» Task statement: Beginning with the line that contains "Recreate this image", retype the entries below exactly, ending with the line that contains "return [lo - 0.05". Leave out any pictures.

>> Begin Records to process

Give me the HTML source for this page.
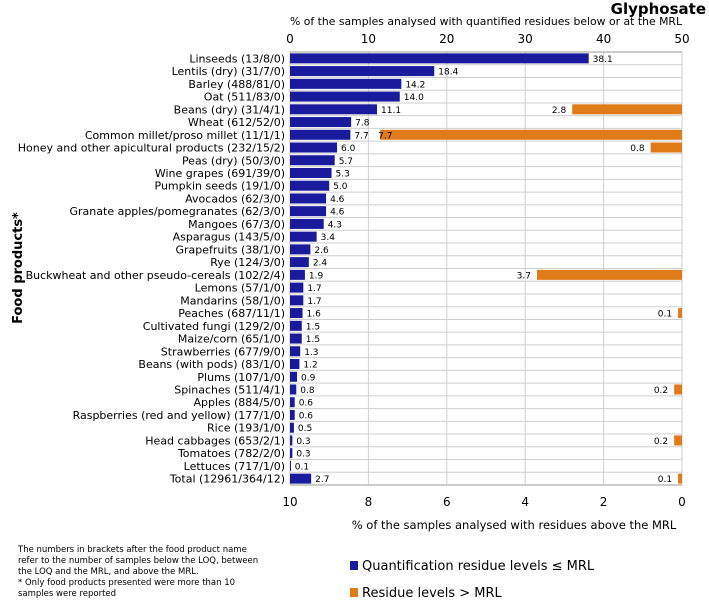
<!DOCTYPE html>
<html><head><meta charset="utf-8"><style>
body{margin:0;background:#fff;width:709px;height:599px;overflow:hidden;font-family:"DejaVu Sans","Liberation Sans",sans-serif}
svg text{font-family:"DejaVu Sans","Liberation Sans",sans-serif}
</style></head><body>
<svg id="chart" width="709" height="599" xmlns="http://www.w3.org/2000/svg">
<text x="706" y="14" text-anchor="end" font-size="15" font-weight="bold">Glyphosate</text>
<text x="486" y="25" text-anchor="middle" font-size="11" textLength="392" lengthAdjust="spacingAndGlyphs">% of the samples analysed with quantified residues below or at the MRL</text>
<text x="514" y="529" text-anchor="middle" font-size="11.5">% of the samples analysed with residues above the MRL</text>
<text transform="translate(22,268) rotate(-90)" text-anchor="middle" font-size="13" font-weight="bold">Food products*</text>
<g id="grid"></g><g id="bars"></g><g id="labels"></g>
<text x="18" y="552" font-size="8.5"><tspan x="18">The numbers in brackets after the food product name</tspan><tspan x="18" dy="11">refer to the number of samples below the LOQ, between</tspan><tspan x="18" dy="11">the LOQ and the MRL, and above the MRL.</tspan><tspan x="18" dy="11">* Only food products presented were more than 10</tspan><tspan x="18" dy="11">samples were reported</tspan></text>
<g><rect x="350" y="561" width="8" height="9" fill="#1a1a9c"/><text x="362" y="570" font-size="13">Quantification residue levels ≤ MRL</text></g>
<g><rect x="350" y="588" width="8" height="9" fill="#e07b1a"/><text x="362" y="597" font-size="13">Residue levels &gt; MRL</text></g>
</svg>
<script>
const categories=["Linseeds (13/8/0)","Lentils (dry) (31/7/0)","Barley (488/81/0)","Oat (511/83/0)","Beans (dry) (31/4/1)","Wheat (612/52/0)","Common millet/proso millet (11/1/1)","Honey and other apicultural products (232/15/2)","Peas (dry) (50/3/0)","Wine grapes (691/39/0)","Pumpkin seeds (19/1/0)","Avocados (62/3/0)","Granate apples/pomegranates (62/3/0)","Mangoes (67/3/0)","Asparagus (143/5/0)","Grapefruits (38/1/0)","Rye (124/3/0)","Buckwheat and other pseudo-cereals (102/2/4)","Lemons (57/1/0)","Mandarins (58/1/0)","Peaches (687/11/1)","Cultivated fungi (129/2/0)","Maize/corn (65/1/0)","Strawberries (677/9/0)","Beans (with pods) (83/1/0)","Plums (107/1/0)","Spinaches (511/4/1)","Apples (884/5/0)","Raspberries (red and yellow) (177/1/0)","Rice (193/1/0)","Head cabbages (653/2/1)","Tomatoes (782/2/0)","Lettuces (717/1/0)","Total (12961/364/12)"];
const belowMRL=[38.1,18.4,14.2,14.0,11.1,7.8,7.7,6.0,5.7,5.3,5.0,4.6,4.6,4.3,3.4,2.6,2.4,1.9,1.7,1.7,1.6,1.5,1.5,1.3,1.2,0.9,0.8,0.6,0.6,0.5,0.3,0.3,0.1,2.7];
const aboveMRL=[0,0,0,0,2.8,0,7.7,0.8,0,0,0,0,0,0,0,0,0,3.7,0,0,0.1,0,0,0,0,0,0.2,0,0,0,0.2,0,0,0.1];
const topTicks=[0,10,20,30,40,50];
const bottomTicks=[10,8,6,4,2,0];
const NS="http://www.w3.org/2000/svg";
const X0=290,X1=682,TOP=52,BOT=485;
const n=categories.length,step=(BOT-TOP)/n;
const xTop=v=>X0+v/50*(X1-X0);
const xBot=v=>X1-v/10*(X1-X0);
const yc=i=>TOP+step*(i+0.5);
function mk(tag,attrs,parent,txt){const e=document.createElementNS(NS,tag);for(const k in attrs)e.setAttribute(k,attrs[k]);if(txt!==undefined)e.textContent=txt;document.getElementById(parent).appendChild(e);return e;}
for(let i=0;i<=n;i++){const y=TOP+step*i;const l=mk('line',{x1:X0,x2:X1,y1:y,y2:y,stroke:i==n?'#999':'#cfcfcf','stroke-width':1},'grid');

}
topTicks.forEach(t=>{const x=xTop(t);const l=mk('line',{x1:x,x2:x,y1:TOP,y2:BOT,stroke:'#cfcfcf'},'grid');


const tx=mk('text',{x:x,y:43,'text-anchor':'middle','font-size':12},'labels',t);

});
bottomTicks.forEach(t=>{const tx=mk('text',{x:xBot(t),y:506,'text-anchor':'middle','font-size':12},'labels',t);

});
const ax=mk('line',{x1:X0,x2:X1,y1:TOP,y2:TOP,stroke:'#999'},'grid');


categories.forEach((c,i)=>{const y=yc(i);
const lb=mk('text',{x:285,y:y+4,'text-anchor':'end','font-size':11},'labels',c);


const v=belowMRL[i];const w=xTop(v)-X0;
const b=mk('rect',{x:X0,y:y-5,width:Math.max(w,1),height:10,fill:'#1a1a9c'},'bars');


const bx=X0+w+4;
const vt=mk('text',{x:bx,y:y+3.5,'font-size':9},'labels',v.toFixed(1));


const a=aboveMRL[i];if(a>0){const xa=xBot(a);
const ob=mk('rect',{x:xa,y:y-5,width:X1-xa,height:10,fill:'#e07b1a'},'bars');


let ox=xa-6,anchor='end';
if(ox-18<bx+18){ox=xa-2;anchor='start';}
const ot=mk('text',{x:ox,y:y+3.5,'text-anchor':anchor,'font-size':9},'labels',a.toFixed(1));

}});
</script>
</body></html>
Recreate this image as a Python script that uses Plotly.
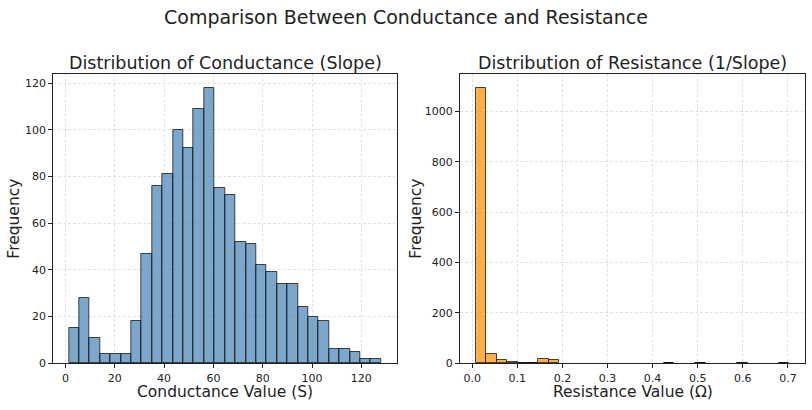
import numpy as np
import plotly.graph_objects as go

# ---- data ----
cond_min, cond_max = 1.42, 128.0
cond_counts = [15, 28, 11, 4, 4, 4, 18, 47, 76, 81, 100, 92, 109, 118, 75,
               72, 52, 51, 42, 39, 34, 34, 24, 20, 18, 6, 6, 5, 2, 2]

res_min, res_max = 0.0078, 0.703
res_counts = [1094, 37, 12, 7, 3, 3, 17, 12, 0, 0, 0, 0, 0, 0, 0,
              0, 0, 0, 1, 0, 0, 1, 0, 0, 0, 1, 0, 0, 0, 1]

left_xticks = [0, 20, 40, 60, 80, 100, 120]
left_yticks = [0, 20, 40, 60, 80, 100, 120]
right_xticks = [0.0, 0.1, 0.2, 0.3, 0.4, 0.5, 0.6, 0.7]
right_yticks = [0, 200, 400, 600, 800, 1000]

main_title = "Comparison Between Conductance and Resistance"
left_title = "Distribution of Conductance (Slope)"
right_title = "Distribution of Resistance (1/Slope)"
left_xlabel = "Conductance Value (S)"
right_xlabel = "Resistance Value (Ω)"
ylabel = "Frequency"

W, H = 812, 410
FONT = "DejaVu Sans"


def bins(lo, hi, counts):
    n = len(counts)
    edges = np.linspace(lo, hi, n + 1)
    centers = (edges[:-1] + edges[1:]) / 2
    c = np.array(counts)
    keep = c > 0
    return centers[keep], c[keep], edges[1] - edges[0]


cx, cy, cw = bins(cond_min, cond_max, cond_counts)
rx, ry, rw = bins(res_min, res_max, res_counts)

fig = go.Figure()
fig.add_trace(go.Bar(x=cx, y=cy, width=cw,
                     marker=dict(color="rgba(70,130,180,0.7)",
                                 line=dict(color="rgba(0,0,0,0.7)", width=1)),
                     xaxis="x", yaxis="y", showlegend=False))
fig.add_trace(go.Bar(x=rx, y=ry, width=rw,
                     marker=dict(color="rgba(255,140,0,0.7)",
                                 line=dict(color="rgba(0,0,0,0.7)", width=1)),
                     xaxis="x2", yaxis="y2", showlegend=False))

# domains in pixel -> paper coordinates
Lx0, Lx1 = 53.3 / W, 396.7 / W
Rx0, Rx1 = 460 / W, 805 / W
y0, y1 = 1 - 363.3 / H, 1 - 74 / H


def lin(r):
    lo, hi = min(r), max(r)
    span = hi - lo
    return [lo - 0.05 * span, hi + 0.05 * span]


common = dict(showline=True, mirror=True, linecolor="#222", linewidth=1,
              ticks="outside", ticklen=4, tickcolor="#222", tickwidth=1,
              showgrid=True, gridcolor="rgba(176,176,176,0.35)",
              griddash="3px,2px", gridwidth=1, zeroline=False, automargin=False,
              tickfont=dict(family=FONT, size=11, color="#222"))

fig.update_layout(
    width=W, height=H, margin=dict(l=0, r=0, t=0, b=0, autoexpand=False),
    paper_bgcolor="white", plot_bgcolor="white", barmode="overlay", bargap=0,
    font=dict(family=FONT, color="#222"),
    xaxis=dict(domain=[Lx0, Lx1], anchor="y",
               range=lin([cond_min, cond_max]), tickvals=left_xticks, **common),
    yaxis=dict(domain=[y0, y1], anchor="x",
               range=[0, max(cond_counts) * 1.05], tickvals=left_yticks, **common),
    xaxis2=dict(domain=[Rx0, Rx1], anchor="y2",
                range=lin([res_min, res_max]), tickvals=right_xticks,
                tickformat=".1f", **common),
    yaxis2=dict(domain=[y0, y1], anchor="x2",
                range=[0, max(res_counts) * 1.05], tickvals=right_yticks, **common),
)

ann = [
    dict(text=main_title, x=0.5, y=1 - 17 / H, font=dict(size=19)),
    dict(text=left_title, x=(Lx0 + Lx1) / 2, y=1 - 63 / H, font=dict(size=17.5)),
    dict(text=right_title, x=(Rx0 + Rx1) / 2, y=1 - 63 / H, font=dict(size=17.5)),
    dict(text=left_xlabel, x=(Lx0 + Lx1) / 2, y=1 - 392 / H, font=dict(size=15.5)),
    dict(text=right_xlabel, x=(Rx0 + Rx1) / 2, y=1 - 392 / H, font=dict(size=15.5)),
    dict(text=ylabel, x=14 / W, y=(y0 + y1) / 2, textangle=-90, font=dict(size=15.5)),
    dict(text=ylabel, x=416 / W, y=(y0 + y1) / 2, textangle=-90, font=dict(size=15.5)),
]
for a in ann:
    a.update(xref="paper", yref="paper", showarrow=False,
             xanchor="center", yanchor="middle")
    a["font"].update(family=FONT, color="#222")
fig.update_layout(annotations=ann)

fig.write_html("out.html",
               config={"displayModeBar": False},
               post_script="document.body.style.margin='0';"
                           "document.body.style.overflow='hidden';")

>> End Records to process

» Answer to this task:
Recreate this image as a Python script that uses Plotly.
import numpy as np
import plotly.graph_objects as go

# ---- data ----
cond_min, cond_max = 1.42, 128.0
cond_counts = [15, 28, 11, 4, 4, 4, 18, 47, 76, 81, 100, 92, 109, 118, 75,
               72, 52, 51, 42, 39, 34, 34, 24, 20, 18, 6, 6, 5, 2, 2]

res_min, res_max = 0.0078, 0.703
res_counts = [1094, 37, 12, 7, 3, 3, 17, 12, 0, 0, 0, 0, 0, 0, 0,
              0, 0, 0, 1, 0, 0, 1, 0, 0, 0, 1, 0, 0, 0, 1]

left_xticks = [0, 20, 40, 60, 80, 100, 120]
left_yticks = [0, 20, 40, 60, 80, 100, 120]
right_xticks = [0.0, 0.1, 0.2, 0.3, 0.4, 0.5, 0.6, 0.7]
right_yticks = [0, 200, 400, 600, 800, 1000]

main_title = "Comparison Between Conductance and Resistance"
left_title = "Distribution of Conductance (Slope)"
right_title = "Distribution of Resistance (1/Slope)"
left_xlabel = "Conductance Value (S)"
right_xlabel = "Resistance Value (Ω)"
ylabel = "Frequency"

W, H = 812, 410
FONT = "DejaVu Sans"


def bins(lo, hi, counts):
    n = len(counts)
    edges = np.linspace(lo, hi, n + 1)
    centers = (edges[:-1] + edges[1:]) / 2
    c = np.array(counts)
    keep = c > 0
    return centers[keep], c[keep], edges[1] - edges[0]


cx, cy, cw = bins(cond_min, cond_max, cond_counts)
rx, ry, rw = bins(res_min, res_max, res_counts)

fig = go.Figure()
fig.add_trace(go.Bar(x=cx, y=cy, width=cw,
                     marker=dict(color="rgba(70,130,180,0.7)",
                                 line=dict(color="rgba(0,0,0,0.7)", width=1)),
                     xaxis="x", yaxis="y", showlegend=False))
fig.add_trace(go.Bar(x=rx, y=ry, width=rw,
                     marker=dict(color="rgba(255,140,0,0.7)",
                                 line=dict(color="rgba(0,0,0,0.7)", width=1)),
                     xaxis="x2", yaxis="y2", showlegend=False))

# domains in pixel -> paper coordinates
Lx0, Lx1 = 53.3 / W, 396.7 / W
Rx0, Rx1 = 460 / W, 805 / W
y0, y1 = 1 - 363.3 / H, 1 - 74 / H


def lin(r):
    lo, hi = min(r), max(r)
    span = hi - lo
    return [lo - 0.05 * span, hi + 0.05 * span]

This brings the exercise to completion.